The unprecedented move in the second-largest public school system in the US left some 643,000 students and their families scrambling to make last-minute alternate arrangements and drew widespread criticism.

A law enforcement source told Reuters that Los Angeles authorities ordered the closure to allow a full search of about 900 public school facilities without consulting with the FBI, which takes the lead on any potential terrorism investigation.

Some public schools in the city remained open, as did most private schools.

Mr Bratton said that New York City's school system, the largest in the United States, had received "almost exactly the same" threat, but deemed it non-credible.

“LA is a huge school system,” said Mr Bratton, who had served as police chief in Los Angeles.

“To disrupt the daily schedules of half a million schoolchildren, their parents, day care, buses, based on an anonymous email, without consultation, if in fact, consultation did not occur with law enforcement authorities, I think it was a significant over-reaction.”

Mr Garcetti denied the assertion that officials had not contacted federal law enforcement officials.

Congressman Brad Sherman, a Democrat from California, told CNN that the person who sent the email claimed to be an extremist Muslim, but said the text of the message gave reason to doubt this claim.

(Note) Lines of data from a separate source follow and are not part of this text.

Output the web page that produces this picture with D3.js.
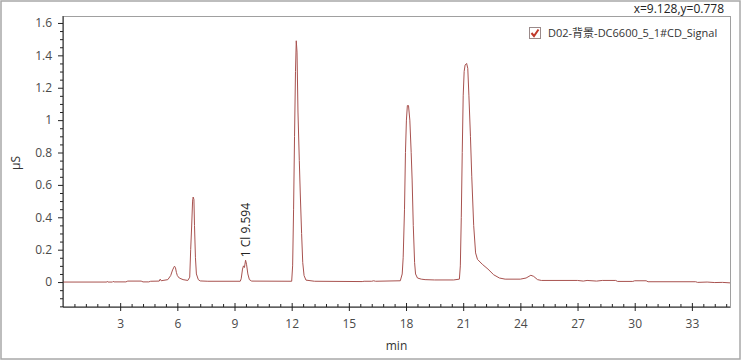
<!DOCTYPE html>
<html>
<head>
<meta charset="utf-8">
<script src="https://cdn.jsdelivr.net/npm/d3@7"></script>
<style>
  body { margin: 0; background: #fff; }
  svg { display: block; }
  .tick text { font-family: "Open Sans", "Noto Sans", sans-serif; font-size: 12px; fill: #4a4a4a; }
</style>
</head>
<body>
<svg id="chart" width="742" height="361"></svg>
<script>
// retention time (min) and conductivity (uS)
var times = [0, 2.3, 2.32, 2.36, 2.6, 2.63, 2.68, 3.3, 3.4, 4.1, 4.2, 4.5, 4.6, 5.05, 5.1, 5.15, 5.25, 5.5,
  5.65, 5.75, 5.85, 5.9, 5.95, 6.0, 6.1, 6.3, 6.55, 6.65, 6.7, 6.75, 6.8, 6.83, 6.87, 6.9, 6.95, 7.0, 7.1, 7.2,
  7.6, 9.3, 9.35, 9.42, 9.47, 9.52, 9.58, 9.63, 9.7, 9.78, 9.9,
  12.0, 12.05, 12.1, 12.15, 12.2, 12.24, 12.28, 12.33, 12.4, 12.45, 12.52, 12.58, 12.65, 12.75, 13.2,
  15.7, 15.8, 16.2, 16.3, 16.4,
  17.7, 17.8, 17.85, 17.92, 17.97, 18.02, 18.07, 18.13, 18.2, 18.27, 18.32, 18.38, 18.45, 18.5, 18.6, 18.8, 19.0, 19.5,
  20.5, 20.8, 20.85, 20.9, 20.95, 21.0, 21.05, 21.1, 21.18, 21.24, 21.3, 21.38, 21.45, 21.55, 21.65, 21.75,
  22.0, 22.3, 22.6, 22.9, 23.2, 24.0, 24.3, 24.55, 24.7, 24.9, 25.1,
  27.0, 27.3, 27.5, 28.0, 28.3, 29.0, 29.1, 29.9, 30.0, 30.6, 30.7, 33.2, 33.3, 33.8, 34.2, 34.6, 35];
var signal = [0, 0, 0.004, 0, 0, 0.004, 0.001, 0.001, 0.006, 0.006, 0.001, 0.001, 0.005, 0.006, 0.018, 0.008, 0.01, 0.015,
  0.04, 0.075, 0.098, 0.09, 0.06, 0.04, 0.025, 0.015, 0.01, 0.03, 0.2, 0.34, 0.5, 0.525, 0.51, 0.35, 0.15, 0.05, 0.015, 0.007,
  0.005, 0.005, 0.02, 0.08, 0.1, 0.09, 0.135, 0.11, 0.05, 0.015, 0.006,
  0.005, 0.1, 0.45, 0.9, 1.3, 1.49, 1.42, 1.05, 0.75, 0.55, 0.3, 0.12, 0.04, 0.012, 0.005,
  0.003, 0.005, 0.005, 0.008, 0.005,
  0.008, 0.05, 0.15, 0.45, 0.8, 1.0, 1.09, 1.09, 1.0, 0.8, 0.63, 0.35, 0.12, 0.05, 0.025, 0.018, 0.015, 0.013,
  0.013, 0.018, 0.1, 0.4, 0.8, 1.15, 1.3, 1.34, 1.35, 1.32, 1.15, 0.9, 0.65, 0.35, 0.18, 0.14,
  0.11, 0.08, 0.045, 0.025, 0.018, 0.018, 0.025, 0.042, 0.035, 0.015, 0.01,
  0.01, 0.006, 0.01, 0.006, 0.01, 0.01, 0.004, 0.004, 0.008, 0.008, 0.002, 0.002, -0.002, 0, -0.003, -0.002, -0.005];

var xTicks = [3, 6, 9, 12, 15, 18, 21, 24, 27, 30, 33];
var yTicks = [0, 0.2, 0.4, 0.6, 0.8, 1, 1.2, 1.4, 1.6];
var peakLabels = [{t: 9.594, v: 0.135, text: "1 Cl 9.594"}];
var seriesName = "D02-背景-DC6600_5_1#CD_Signal";
var cursorText = "x=9.128,y=0.778";

var W = 742, H = 361;
var plotLeft = 63, plotRight = 730, plotTop = 16, plotBottom = 307;
var lineColor = "#a8524f";

var svg = d3.select("#chart");

// outer frame
svg.append("rect").attr("x", 1).attr("y", 1).attr("width", W - 3).attr("height", H - 3)
  .attr("fill", "#fff").attr("stroke", "#a8a8a8").attr("stroke-width", 1.5);

var x = d3.scaleLinear().domain([0, 35]).range([plotLeft, plotRight]);
var y = d3.scaleLinear().domain([-0.154, 1.643]).range([plotBottom, plotTop]);

// plot box
svg.append("rect").attr("x", plotLeft).attr("y", plotTop)
  .attr("width", plotRight - plotLeft).attr("height", plotBottom - plotTop)
  .attr("fill", "#fff").attr("stroke", "#a0a0a0").attr("stroke-width", 1).attr("shape-rendering", "crispEdges");

svg.append("defs").append("clipPath").attr("id", "plotClip")
  .append("rect").attr("x", plotLeft).attr("y", plotTop)
  .attr("width", plotRight - plotLeft).attr("height", plotBottom - plotTop);

var data = times.map(function(t, i) { return {t: t, v: signal[i]}; });
var line = d3.line().x(function(d) { return x(d.t); }).y(function(d) { return y(d.v); });
svg.append("path").datum(data)
  .attr("clip-path", "url(#plotClip)")
  .attr("d", line)
  .attr("fill", "none")
  .attr("stroke", lineColor)
  .attr("stroke-width", 1);

// minor ticks
var xMinor = d3.range(0.6, 35, 0.6).filter(function(v) { return Math.abs(v / 3 - Math.round(v / 3)) > 0.01; });
var yMinor = d3.range(-0.15, 1.64, 0.05).filter(function(v) { return Math.abs(v / 0.2 - Math.round(v / 0.2)) > 0.01; });

svg.append("g").attr("transform", "translate(0," + plotBottom + ")")
  .call(d3.axisTop(x).tickValues(xMinor).tickSize(3).tickFormat(""))
  .call(function(g) { g.select(".domain").remove(); g.selectAll("line").attr("stroke", "#222"); });
svg.append("g").attr("transform", "translate(" + plotLeft + ",0)")
  .call(d3.axisLeft(y).tickValues(yMinor).tickSize(3).tickFormat(""))
  .call(function(g) { g.select(".domain").remove(); g.selectAll("line").attr("stroke", "#222"); });

// major axes
var xAxis = svg.append("g").attr("transform", "translate(0," + plotBottom + ")")
  .call(d3.axisBottom(x).tickValues(xTicks).tickSize(4).tickPadding(8).tickSizeOuter(0));
xAxis.selectAll("line").attr("y1", -4).attr("stroke", "#222");
xAxis.select(".domain").attr("stroke", "#222").attr("d", "M" + plotLeft + ",0H" + plotRight);

var yAxis = svg.append("g").attr("transform", "translate(" + plotLeft + ",0)")
  .call(d3.axisLeft(y).tickValues(yTicks).tickSize(5).tickPadding(6).tickSizeOuter(0)
    .tickFormat(function(d) { return d3.format("~g")(d); }));
yAxis.selectAll("line").attr("stroke", "#222");
yAxis.select(".domain").attr("stroke", "#222").attr("d", "M0," + plotTop + "V" + plotBottom);

// axis titles
svg.append("text").attr("x", (plotLeft + plotRight) / 2).attr("y", 350)
  .attr("text-anchor", "middle").attr("font-family", "Open Sans, Noto Sans, sans-serif")
  .attr("font-size", 12).attr("fill", "#333").text("min");
svg.append("text").attr("transform", "translate(20,163) rotate(-90)")
  .attr("text-anchor", "middle").attr("font-family", "Open Sans, Noto Sans, sans-serif")
  .attr("font-size", 12).attr("fill", "#333").text("μS");

// peak annotation
peakLabels.forEach(function(p) {
  svg.append("text")
    .attr("transform", "translate(" + (x(p.t) + 4) + "," + (y(p.v) - 3) + ") rotate(-90)")
    .attr("font-family", "Open Sans, Noto Sans, sans-serif").attr("font-size", 12)
    .attr("fill", "#222").text(p.text);
});

// cursor readout
svg.append("text").attr("x", 724).attr("y", 13).attr("text-anchor", "end")
  .attr("font-family", "Open Sans, Noto Sans, sans-serif").attr("font-size", 12)
  .attr("fill", "#222").text(cursorText);

// legend
var lg = svg.append("g").attr("transform", "translate(529,27)");
lg.append("rect").attr("x", 0.5).attr("y", 0.5).attr("width", 11).attr("height", 11)
  .attr("fill", "#fff").attr("stroke", "#9a8a8a");
lg.append("path").attr("d", "M2.5,6 L5,9 L9.5,2.5").attr("fill", "none")
  .attr("stroke", "#c0392b").attr("stroke-width", 2);
lg.append("text").attr("x", 19).attr("y", 10).attr("font-family", "Open Sans, Noto Sans CJK SC, sans-serif")
  .attr("font-size", 11).attr("fill", "#333").text(seriesName);
</script>
</body>
</html>
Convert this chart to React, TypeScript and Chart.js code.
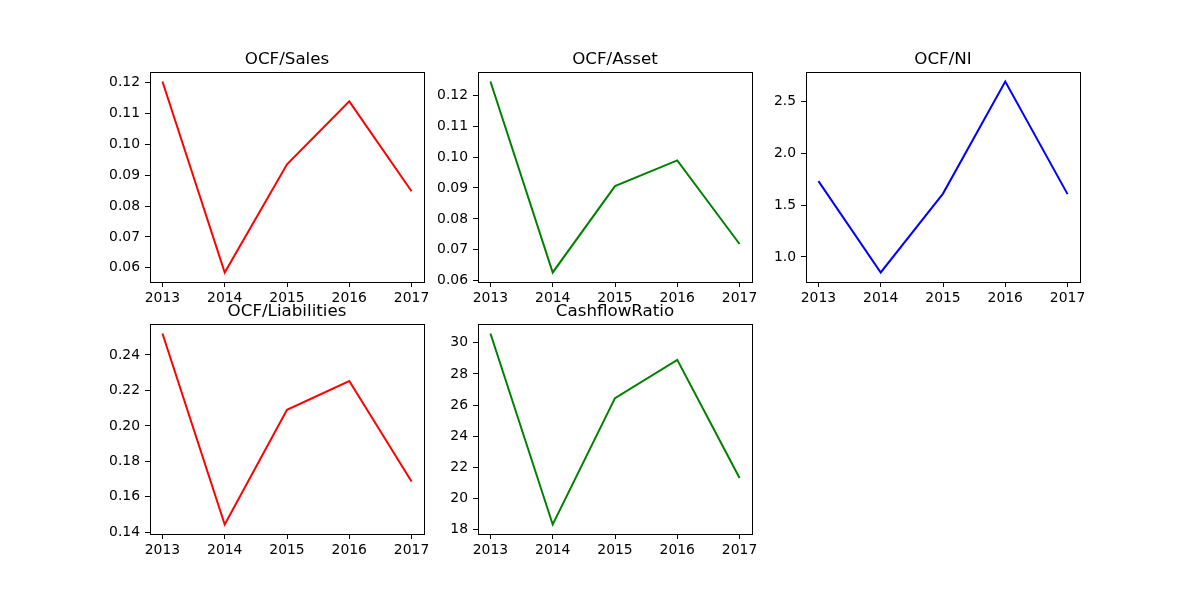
import React, { useEffect, useRef } from "react";
import { Chart, registerables } from "chart.js";

Chart.register(...registerables);

const years = [2013, 2014, 2015, 2016, 2017];
const ocfSales = [0.1203, 0.0585, 0.0935, 0.1139, 0.0848];
const ocfAsset = [0.1244, 0.0627, 0.0906, 0.0989, 0.0719];
const ocfNi = [1.73, 0.85, 1.61, 2.69, 1.605];
const ocfLiabilities = [0.2521, 0.1444, 0.2091, 0.2253, 0.1686];
const cashflowRatio = [30.6, 18.33, 26.45, 28.91, 21.32];

const titles = ["OCF/Sales", "OCF/Asset", "OCF/NI", "OCF/Liabilities", "CashflowRatio"];
const seriesList = [ocfSales, ocfAsset, ocfNi, ocfLiabilities, cashflowRatio];
const colors = ["#ff0000", "#008000", "#0000ff", "#ff0000", "#008000"];
const tickSteps = [0.01, 0.01, 0.5, 0.02, 2];
const tickDecimals = [2, 2, 1, 2, 0];

const AX_W = 274;
const AX_H = 210;
const colLefts = [150, 478, 806];
const rowTops = [72, 324];
const PAD_L = 70;
const PAD_T = 40;
const PAD_R = 20;
const PAD_B = 30;
const FONT = '"DejaVu Sans", sans-serif';

const framePlugin = {
  id: "frameAndTitle",
  afterDraw(chart: any) {
    const { ctx, chartArea } = chart;
    ctx.save();
    ctx.strokeStyle = "#000";
    ctx.lineWidth = 1;
    ctx.strokeRect(
      Math.round(chartArea.left) + 0.5,
      Math.round(chartArea.top) + 0.5,
      Math.round(chartArea.right - chartArea.left),
      Math.round(chartArea.bottom - chartArea.top)
    );
    const t = chart.options.plugins.subTitleText;
    ctx.fillStyle = "#000";
    ctx.font = `16.7px ${FONT}`;
    ctx.textAlign = "center";
    ctx.textBaseline = "alphabetic";
    ctx.fillText(t, (chartArea.left + chartArea.right) / 2, chartArea.top - 8);
    ctx.restore();
  },
};

function SubPlot({ idx }: { idx: number }) {
  const ref = useRef<HTMLCanvasElement>(null);
  const col = idx % 3;
  const row = Math.floor(idx / 3);
  const left = colLefts[col] - PAD_L;
  const top = rowTops[row] - PAD_T;
  const w = AX_W + PAD_L + PAD_R;
  const h = AX_H + PAD_T + PAD_B;

  useEffect(() => {
    const values = seriesList[idx];
    const lo = Math.min(...values);
    const hi = Math.max(...values);
    const r = hi - lo;
    const yMin = lo - 0.05 * r;
    const yMax = hi + 0.05 * r;
    const step = tickSteps[idx];
    const yTicks: number[] = [];
    for (let v = Math.ceil(yMin / step - 1e-9) * step; v <= yMax + 1e-9; v += step) {
      yTicks.push(Math.round(v / step) * step);
    }
    const xr = years[years.length - 1] - years[0];
    const xMin = years[0] - 0.05 * xr;
    const xMax = years[years.length - 1] + 0.05 * xr;

    const chart = new Chart(ref.current as HTMLCanvasElement, {
      type: "line",
      data: {
        datasets: [
          {
            data: years.map((y, i) => ({ x: y, y: values[i] })),
            borderColor: colors[idx],
            borderWidth: 2,
            pointRadius: 0,
            fill: false,
            tension: 0,
          },
        ],
      },
      options: {
        responsive: false,
        animation: false,
        devicePixelRatio: 1,
        layout: { padding: { left: 0, top: PAD_T, right: PAD_R, bottom: 0 } },
        plugins: {
          legend: { display: false },
          tooltip: { enabled: false },
          subTitleText: titles[idx],
        } as any,
        scales: {
          x: {
            type: "linear",
            min: xMin,
            max: xMax,
            afterBuildTicks: (s: any) => {
              s.ticks = years.map((v) => ({ value: v }));
            },
            afterFit: (s: any) => {
              s.height = PAD_B;
            },
            border: { display: false },
            grid: {
              drawOnChartArea: false,
              drawTicks: true,
              tickLength: 5,
              tickColor: "#000",
              tickWidth: 1,
            },
            ticks: {
              color: "#000",
              padding: 3,
              maxRotation: 0,
              autoSkip: false,
              font: { family: FONT, size: 13.9 },
              callback: (v: any) => String(v),
            },
          },
          y: {
            type: "linear",
            min: yMin,
            max: yMax,
            afterBuildTicks: (s: any) => {
              s.ticks = yTicks.map((v) => ({ value: v }));
            },
            afterFit: (s: any) => {
              s.width = PAD_L;
            },
            border: { display: false },
            grid: {
              drawOnChartArea: false,
              drawTicks: true,
              tickLength: 5,
              tickColor: "#000",
              tickWidth: 1,
            },
            ticks: {
              color: "#000",
              padding: 5,
              autoSkip: false,
              font: { family: FONT, size: 13.9 },
              callback: (v: any) => Number(v).toFixed(tickDecimals[idx]),
            },
          },
        },
      },
      plugins: [framePlugin],
    } as any);
    return () => chart.destroy();
  }, [idx]);

  return (
    <canvas
      ref={ref}
      width={w}
      height={h}
      style={{ position: "absolute", left, top, width: w, height: h, display: "block" }}
    />
  );
}

export default function App() {
  return (
    <div
      style={{
        position: "absolute",
        left: 0,
        top: 0,
        width: 1200,
        height: 600,
        background: "#fff",
        overflow: "hidden",
      }}
    >
      {titles.map((_, i) => (
        <SubPlot key={i} idx={i} />
      ))}
    </div>
  );
}
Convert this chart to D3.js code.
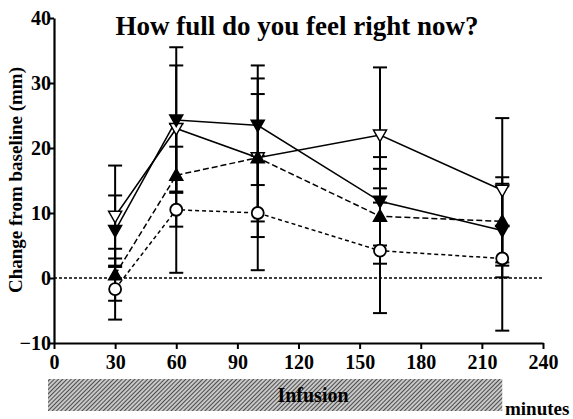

New York mayor Bill de Blasio also cited word choices in the note as a reason that the city considered the threat a likely hoax, saying that the avowed Muslim who wrote it failed to capitalise “Allah”.

Two federal officials, who asked not to be identified, also expressed skepticism to reporters.

Mr Cortines, in defending his decision to take such a dramatic step, said that the threat stood out from most that the district received due to its seriousness and scope, given that it referencedmultiple campuses and mentioned backpacks and other packages.

“It is very easy for people to jump to conclusions and I have been around long enough to know that usually what people think in the first few hours is not what plays out in later hours,” Mr Garcetti said.

“But decisions have to be made in a matter of minutes.”

Mr Beck said it was “irresponsible” to criticise the decision in the aftermath of the December 2nd attack on a regional centre in San Bernardino, east of the city.

That massacre and other mass shootings have pushed the issues of militant Islamism and gun violence to the forefront of the US presidential campaign.

Alternate plans

Students already at school were sent home, officials said, and families rushed to come up with alternate plans.

"It's disappointing," said Trinity Williams, a high school student who dropped off her younger sister at elementary school, only to find it was closed.

The two travelled on to Williams’ high school before they realised the whole system was shut down.

“I was supposed to give an essay in class today, and finals are Friday,” Ms Williams said. “I can’t afford to miss a day.”

Parents used social media to vent frustration at having learned about the closures from the news media, rather than directly from the schools.

Ronna Bronstein, who has two sons in grade school, said she was trying to find out more about the incident while shielding her younger child from the news.

“I don’t want him to be frightened to go back to school tomorrow,” she said.